What this task involves:
Report the number of lines containing "page", with no other words.

..........

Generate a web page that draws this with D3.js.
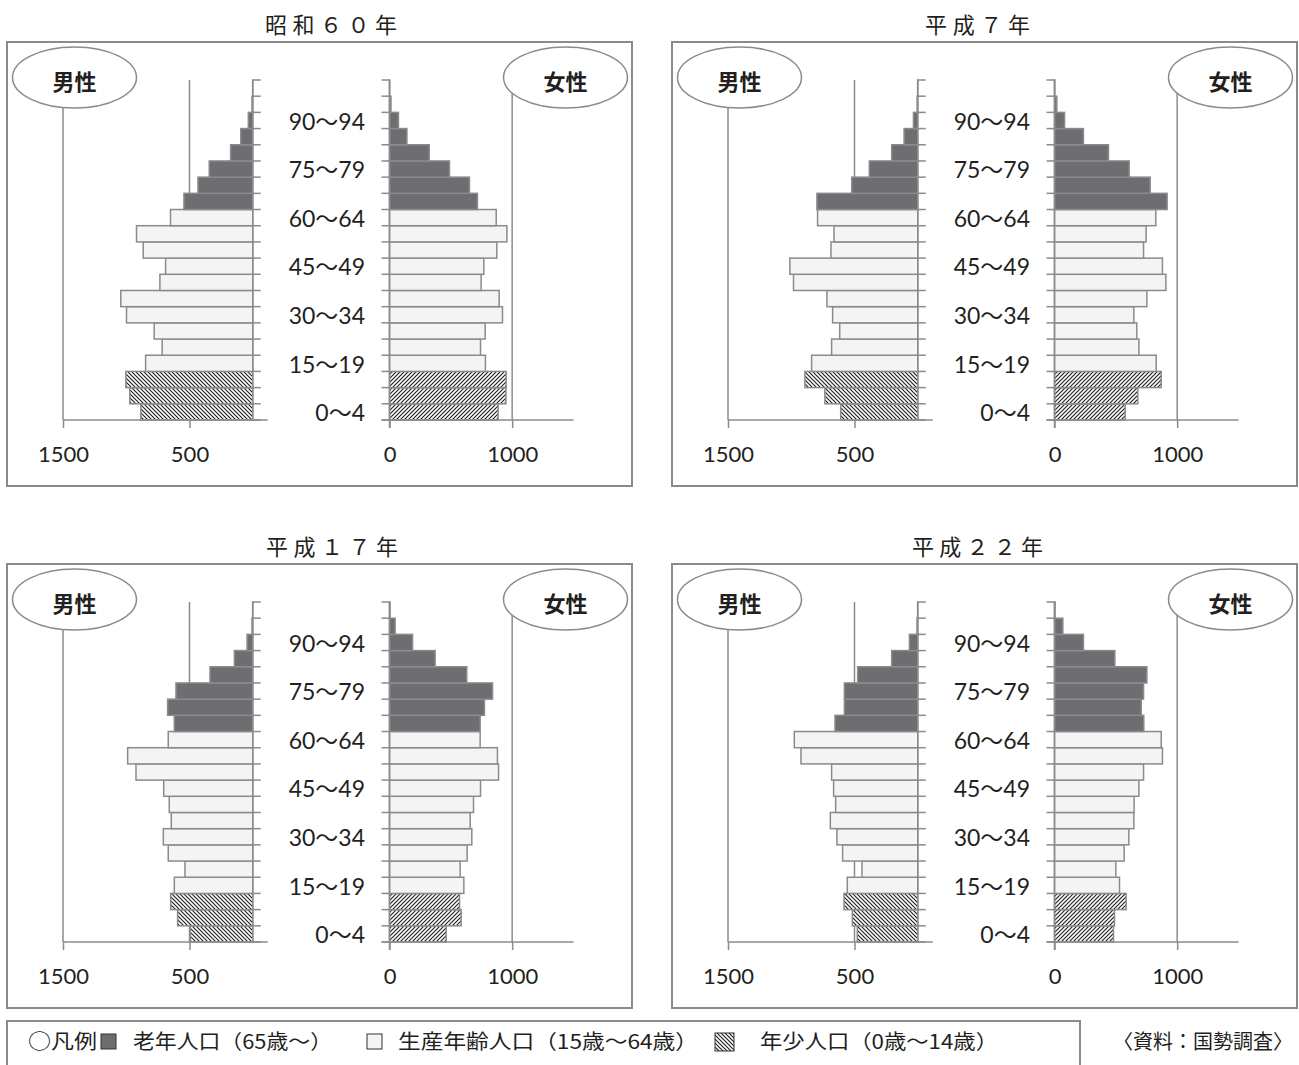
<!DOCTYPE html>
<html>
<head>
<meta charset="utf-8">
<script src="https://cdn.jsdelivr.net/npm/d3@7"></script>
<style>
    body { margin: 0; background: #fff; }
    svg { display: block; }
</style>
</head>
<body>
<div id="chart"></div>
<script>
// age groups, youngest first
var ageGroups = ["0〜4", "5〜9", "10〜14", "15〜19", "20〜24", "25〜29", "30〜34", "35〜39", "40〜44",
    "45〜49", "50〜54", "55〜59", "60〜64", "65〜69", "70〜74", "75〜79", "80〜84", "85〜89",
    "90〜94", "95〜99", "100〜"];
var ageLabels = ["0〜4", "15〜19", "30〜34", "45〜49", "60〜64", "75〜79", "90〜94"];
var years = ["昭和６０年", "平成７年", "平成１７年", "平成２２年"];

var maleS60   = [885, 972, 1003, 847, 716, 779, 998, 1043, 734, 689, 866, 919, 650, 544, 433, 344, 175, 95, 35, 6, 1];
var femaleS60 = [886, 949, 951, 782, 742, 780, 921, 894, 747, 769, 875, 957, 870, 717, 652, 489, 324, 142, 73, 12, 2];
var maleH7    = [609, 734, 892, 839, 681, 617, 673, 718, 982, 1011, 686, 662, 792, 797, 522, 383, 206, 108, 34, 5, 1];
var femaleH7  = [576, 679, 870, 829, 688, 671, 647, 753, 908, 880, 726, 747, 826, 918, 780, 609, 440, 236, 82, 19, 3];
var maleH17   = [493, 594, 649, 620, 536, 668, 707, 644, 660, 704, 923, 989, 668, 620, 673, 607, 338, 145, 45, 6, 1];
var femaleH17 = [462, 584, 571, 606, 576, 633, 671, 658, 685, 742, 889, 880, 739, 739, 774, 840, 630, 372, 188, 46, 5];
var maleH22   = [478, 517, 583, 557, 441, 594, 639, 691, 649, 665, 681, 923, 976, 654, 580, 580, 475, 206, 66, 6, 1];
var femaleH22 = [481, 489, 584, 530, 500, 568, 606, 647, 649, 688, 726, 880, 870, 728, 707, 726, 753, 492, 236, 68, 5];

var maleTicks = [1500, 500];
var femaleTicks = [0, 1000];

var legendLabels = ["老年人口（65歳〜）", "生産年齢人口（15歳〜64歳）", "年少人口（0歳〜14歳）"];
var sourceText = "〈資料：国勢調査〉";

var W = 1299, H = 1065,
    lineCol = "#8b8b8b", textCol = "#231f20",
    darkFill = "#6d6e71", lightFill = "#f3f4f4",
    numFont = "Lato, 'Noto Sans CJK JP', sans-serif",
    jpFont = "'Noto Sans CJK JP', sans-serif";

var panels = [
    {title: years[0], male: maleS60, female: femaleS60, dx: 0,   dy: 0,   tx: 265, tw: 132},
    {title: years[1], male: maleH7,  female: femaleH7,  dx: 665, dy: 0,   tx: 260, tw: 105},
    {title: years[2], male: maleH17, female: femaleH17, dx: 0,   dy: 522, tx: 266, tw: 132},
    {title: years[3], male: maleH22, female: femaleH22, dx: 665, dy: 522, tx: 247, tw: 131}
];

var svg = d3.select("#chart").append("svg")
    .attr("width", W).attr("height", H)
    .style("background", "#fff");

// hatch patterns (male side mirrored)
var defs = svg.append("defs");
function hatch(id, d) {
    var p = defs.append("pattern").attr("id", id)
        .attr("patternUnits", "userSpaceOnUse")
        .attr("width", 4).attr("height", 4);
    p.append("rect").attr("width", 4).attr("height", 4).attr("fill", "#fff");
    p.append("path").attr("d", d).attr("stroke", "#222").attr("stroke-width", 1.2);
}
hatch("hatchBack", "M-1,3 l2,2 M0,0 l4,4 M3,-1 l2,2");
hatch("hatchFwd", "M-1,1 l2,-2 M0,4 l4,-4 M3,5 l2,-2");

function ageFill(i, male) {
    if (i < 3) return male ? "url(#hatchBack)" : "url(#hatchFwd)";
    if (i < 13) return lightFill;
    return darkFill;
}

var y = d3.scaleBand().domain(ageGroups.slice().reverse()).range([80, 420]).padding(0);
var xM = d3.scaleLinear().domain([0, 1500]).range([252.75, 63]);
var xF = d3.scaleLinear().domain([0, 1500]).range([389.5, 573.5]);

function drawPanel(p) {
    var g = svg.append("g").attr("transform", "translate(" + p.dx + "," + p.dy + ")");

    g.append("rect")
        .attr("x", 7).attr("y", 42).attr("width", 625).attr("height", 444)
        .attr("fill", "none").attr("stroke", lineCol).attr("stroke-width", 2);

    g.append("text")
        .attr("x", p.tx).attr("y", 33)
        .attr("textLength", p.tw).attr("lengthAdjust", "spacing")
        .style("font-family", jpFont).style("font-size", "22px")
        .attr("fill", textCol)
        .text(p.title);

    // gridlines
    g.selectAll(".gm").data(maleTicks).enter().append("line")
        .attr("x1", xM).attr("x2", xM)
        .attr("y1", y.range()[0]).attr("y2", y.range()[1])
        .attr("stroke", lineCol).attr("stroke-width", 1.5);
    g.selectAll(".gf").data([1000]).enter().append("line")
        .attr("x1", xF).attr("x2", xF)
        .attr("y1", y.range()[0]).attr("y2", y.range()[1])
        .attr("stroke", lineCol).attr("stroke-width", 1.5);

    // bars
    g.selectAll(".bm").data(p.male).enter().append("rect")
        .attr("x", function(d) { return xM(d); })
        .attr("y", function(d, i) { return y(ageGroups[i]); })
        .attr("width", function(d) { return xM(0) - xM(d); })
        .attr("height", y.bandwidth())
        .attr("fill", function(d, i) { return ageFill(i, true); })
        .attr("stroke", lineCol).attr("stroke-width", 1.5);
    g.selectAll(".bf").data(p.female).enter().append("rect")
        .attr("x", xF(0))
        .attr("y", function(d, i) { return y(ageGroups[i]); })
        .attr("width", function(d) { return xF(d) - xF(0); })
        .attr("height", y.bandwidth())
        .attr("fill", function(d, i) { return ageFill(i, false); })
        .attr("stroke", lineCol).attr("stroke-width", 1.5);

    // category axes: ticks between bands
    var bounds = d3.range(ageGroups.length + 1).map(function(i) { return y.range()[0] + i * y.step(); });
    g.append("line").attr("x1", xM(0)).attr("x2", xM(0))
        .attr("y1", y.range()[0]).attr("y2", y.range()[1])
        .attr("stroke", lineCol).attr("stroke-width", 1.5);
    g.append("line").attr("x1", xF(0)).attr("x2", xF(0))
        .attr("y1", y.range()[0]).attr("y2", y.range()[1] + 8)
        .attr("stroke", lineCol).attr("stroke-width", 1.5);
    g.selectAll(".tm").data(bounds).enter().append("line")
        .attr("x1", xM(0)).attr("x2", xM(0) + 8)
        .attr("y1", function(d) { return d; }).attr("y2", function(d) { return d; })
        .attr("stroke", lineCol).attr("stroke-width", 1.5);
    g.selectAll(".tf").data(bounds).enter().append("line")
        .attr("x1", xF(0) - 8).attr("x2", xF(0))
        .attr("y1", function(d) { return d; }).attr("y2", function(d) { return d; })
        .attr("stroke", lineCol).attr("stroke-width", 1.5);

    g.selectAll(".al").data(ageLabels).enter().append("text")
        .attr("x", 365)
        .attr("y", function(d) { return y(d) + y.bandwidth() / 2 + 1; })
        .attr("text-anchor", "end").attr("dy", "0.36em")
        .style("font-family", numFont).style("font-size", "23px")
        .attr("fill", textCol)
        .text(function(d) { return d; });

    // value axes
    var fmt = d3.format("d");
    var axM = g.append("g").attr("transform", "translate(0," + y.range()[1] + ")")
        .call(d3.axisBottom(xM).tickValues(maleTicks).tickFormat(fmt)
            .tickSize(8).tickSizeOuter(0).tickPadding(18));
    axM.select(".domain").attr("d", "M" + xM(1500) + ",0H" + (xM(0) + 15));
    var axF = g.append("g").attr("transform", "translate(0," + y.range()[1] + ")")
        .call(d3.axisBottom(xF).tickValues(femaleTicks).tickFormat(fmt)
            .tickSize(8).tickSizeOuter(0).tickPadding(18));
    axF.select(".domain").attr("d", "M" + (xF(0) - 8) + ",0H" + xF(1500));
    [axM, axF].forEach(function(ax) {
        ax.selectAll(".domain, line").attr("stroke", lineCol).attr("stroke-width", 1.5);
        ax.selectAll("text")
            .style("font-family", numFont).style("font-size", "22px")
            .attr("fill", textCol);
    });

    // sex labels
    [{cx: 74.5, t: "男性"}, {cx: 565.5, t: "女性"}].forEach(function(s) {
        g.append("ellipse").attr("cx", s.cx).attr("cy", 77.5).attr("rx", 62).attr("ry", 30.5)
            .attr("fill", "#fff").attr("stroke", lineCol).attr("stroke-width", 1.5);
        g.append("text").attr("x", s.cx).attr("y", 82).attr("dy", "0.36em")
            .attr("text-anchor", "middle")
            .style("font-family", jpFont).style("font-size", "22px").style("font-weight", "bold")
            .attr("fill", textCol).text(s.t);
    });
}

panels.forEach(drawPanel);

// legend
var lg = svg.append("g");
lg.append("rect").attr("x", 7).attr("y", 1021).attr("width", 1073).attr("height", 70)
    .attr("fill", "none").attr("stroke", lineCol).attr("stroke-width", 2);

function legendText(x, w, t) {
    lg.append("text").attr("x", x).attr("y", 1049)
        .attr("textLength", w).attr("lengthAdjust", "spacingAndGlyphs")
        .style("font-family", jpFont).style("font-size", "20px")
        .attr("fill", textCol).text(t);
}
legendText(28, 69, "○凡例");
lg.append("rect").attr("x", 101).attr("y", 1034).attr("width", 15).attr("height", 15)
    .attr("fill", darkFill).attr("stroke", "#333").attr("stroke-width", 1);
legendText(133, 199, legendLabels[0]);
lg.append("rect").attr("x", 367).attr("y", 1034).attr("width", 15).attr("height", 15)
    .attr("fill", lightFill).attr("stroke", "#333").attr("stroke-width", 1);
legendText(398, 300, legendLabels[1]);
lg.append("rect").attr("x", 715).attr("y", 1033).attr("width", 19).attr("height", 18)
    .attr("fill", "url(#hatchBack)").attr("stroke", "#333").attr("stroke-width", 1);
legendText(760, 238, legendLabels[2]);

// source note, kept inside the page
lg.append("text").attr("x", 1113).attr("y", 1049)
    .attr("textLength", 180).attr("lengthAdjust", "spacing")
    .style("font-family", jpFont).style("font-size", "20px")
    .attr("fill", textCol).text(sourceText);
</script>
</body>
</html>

..........

The result:
2